----- Data

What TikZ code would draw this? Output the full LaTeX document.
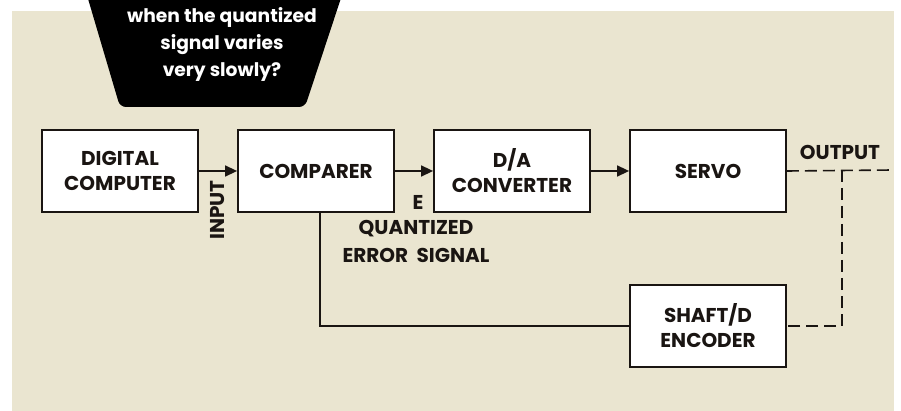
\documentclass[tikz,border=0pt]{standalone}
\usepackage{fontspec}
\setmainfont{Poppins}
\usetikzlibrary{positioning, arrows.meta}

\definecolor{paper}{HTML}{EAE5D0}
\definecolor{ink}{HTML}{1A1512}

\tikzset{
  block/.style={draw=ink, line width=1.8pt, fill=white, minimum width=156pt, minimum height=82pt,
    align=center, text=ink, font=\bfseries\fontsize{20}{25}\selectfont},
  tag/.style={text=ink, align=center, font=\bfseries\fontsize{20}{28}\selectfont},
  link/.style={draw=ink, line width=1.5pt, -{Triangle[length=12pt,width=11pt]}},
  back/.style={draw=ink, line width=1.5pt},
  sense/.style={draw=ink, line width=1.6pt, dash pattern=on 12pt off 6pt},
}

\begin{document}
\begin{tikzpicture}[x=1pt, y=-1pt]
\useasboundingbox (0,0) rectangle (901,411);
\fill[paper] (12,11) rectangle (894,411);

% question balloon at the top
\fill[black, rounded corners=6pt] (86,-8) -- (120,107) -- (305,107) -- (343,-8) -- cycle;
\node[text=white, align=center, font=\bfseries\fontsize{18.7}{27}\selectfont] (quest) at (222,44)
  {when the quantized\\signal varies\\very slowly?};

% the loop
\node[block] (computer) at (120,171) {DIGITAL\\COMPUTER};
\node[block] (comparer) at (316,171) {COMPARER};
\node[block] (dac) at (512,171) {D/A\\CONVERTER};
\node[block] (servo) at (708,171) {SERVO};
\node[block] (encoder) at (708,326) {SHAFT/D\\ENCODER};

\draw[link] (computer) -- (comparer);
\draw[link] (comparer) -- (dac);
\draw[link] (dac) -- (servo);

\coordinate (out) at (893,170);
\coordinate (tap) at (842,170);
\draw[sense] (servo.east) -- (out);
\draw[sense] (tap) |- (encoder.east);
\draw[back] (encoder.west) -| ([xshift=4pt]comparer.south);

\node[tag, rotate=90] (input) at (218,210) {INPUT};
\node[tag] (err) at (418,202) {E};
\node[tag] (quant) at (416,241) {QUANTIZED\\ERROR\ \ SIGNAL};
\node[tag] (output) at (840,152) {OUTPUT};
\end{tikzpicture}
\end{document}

----------

Report the number of lines containing the string "draw" and add nothing to it.

▶ [Written reply] 11